Поднятая тема всковырнула в Вите зияющую болячку, которая тут же стала кровоточить, побудив его резкими движениями достать новую сигарету и закурить. Рьяно и неистово, чтобы никотином задушить злость, что смогом расползалась по венам.
Пчёлкину бы уйти, оставить жену наедине с ее совестью и вовсе не видеть ее, но ноги, будто намертво вросшие в асфальт, отказывались подчиняться командам мозга.
— Ответь мне только на один вопрос, — Витя глубоко затянулся, глядя на Василису сквозь облачко дыма. — Почему ты готова была принять ребенка Головина, усыновила его и заботилась, а моего убила?
Нож, какой он вонзил в самую глотку Пчёлкиной, острием провернулся во внутренних тканях, отчего на мгновение она перестала дышать и потеряла дар речи.
Многозначительное и долгое молчание, что вакуумом образовалось между супругами, заставило Пчёлу дернуть плечом и оскалиться.
— Я так и думал, — качнул он головой и, кинув напоследок искрометный взгляд в сторону Васи, направился к машине.
Больше говорить им было не о чем.
— Витя, — отчаянно окликнула мужа Василиса, из-за чего тот в ожидании замер. — Я люблю тебя, ты же знаешь?
Обернувшись через плечо, Пчёлкин с холодным прищуром посмотрел на жену.
— Так разлюби, — грубо, колюче и пренебрежительно выплюнул Витя.
В его откровенно унизительной фразе Пчёлкина узнала собственные слова, какие она сказала Пчёле в девяносто первом году после его триумфального возвращения из уральской ссылки.
Но если тогда Василиса лишь хотела таким образом разжечь в нем огонь и побудить любыми способами снова добиться бывшую девушку после расставания, то Витя же, кажется, говорил вполне серьезно. Почти требовательно.
Он больше не хотел обременять себя чувствами к Васе.
— Нет, и не подумаю, — помотала головой Пчёлкина. — Что бы завтра ни случилось, я буду ждать, когда ты меня простишь.
Из груди Пчёлкина вырвался тяжелый обреченный вздох.
Какой же, все-таки, его жена была упрямой и настойчивой, но вместе с тем и наивной.
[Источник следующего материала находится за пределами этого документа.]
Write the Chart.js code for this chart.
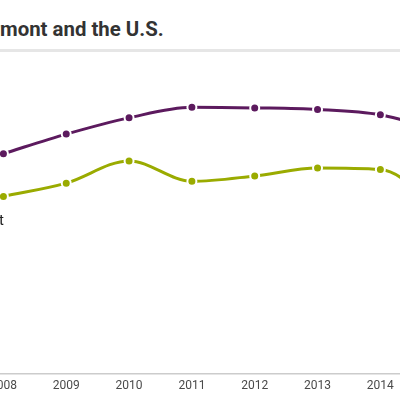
<!DOCTYPE html>
<html>
<head>
<meta charset="utf-8">
<script src="https://cdn.jsdelivr.net/npm/chart.js@4"></script>
<style>
  html, body { margin:0; padding:0; width:400px; height:400px; overflow:hidden; background:#fff; }
  #title { position:absolute; left:0; top:15px; font-family:Roboto, sans-serif; font-weight:700; font-size:20.4px; color:#333; white-space:nowrap; line-height:28px; }
  #title .pre { position:absolute; right:100%; }
  #band { position:absolute; left:0; top:49px; width:400px; height:3px; background:#e6e6e6; }
  #wrap { position:absolute; left:-80px; top:0; width:600px; height:400px; }
</style>
</head>
<body>
<div id="title"><span class="pre">Ver</span>mont and the U.S.</div>
<div id="band"></div>
<div id="wrap"><canvas id="c"></canvas></div>
<script>
const years = ['2008','2009','2010','2011','2012','2013','2014','2015'];
const usValues = [73.2, 79.7, 85.1, 88.6, 88.4, 87.9, 86.1, 80.3];
const vermontValues = [59.0, 63.4, 70.8, 64.0, 65.8, 68.4, 67.9, 54.3];
const seriesNames = ['U.S.', 'Vermont'];

const labelPlugin = {
  id: 'seriesLabel',
  afterDatasetsDraw(chart) {
    const meta = chart.getDatasetMeta(1);
    const p = meta.data[0];
    if (!p) return;
    const ctx = chart.ctx;
    ctx.save();
    ctx.font = '15px Roboto, sans-serif';
    ctx.fillStyle = '#222';
    ctx.textAlign = 'right';
    ctx.textBaseline = 'alphabetic';
    ctx.fillText(seriesNames[1], p.x + 0.5, p.y + 29);
    ctx.restore();
  }
};

new Chart(document.getElementById('c'), {
  type: 'line',
  data: {
    labels: years,
    datasets: [
      {
        label: seriesNames[0],
        data: usValues,
        borderColor: '#5c1a5e',
        backgroundColor: '#5c1a5e',
        pointBackgroundColor: '#5c1a5e',
        pointBorderColor: '#ffffff',
        borderWidth: 3,
        pointRadius: 4.5,
        pointBorderWidth: 2,
        cubicInterpolationMode: 'monotone',
        fill: false
      },
      {
        label: seriesNames[1],
        data: vermontValues,
        borderColor: '#9aab00',
        backgroundColor: '#9aab00',
        pointBackgroundColor: '#9aab00',
        pointBorderColor: '#ffffff',
        borderWidth: 3,
        pointRadius: 4.5,
        pointBorderWidth: 2,
        cubicInterpolationMode: 'monotone',
        fill: false
      }
    ]
  },
  options: {
    responsive: true,
    maintainAspectRatio: false,
    animation: false,
    events: [],
    layout: { padding: { left: 52, right: 45.4, top: 73, bottom: 1.6 } },
    plugins: { legend: { display: false }, tooltip: { enabled: false }, title: { display: false } },
    scales: {
      x: {
        offset: true,
        grid: { display: false, drawTicks: false },
        border: { display: true, color: '#cccccc', width: 1.5 },
        ticks: { color: '#4a4a4a', font: { family: 'Roboto, sans-serif', size: 12 }, padding: 5, maxRotation: 0, autoSkip: false }
      },
      y: {
        display: false,
        min: 0,
        max: 100
      }
    }
  },
  plugins: [labelPlugin]
});
</script>
</body>
</html>
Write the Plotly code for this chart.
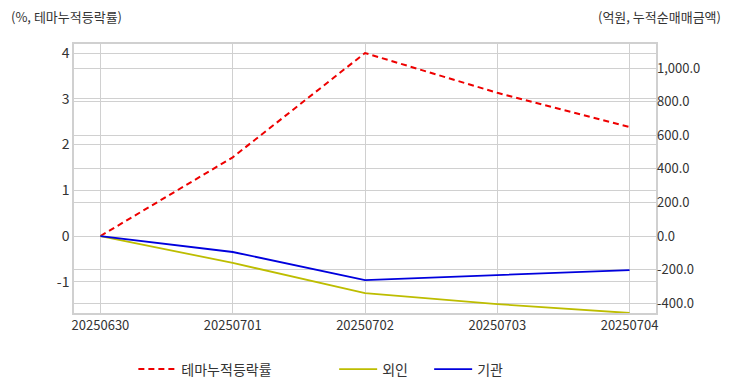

Василиса упорно не отпускала надежду, что когда-нибудь Витя, все же, вернется к ней.
Как жаль, что не все желания, какими бы сокровенными они не являлись, в этой жизни осуществимы.
— Береги себя, Василиса, — сквозь усталую хрипоту процедил Пчёла.
Поджав губы так сильно, что кожа едва не треснула в кровавых крапинках, Витя тяжелым шагом направился к своему автомобилю, оставив Пчёлкину позади себя.
Опустошенная, разбитая и растерянная, с дырой вместо сердца, Вася еще несколько минут стояла посреди парковки Склифосовского и смотрела вслед уезжающему Вольво.
И только когда машина мужа скрылась за поворотом, она смогла оторвать застрявшие в асфальте каблуки и из последних сил дойти до немца.
Жизнь Василисы так стремительно, болезненно и безвозвратно рушилась, что она не имела ни малейшего представления, как выстраивать ее заново без Вити. Она попросту не видела в этом никакого смысла.
Ведь именно Пчёлкин и был всей ее жизнью.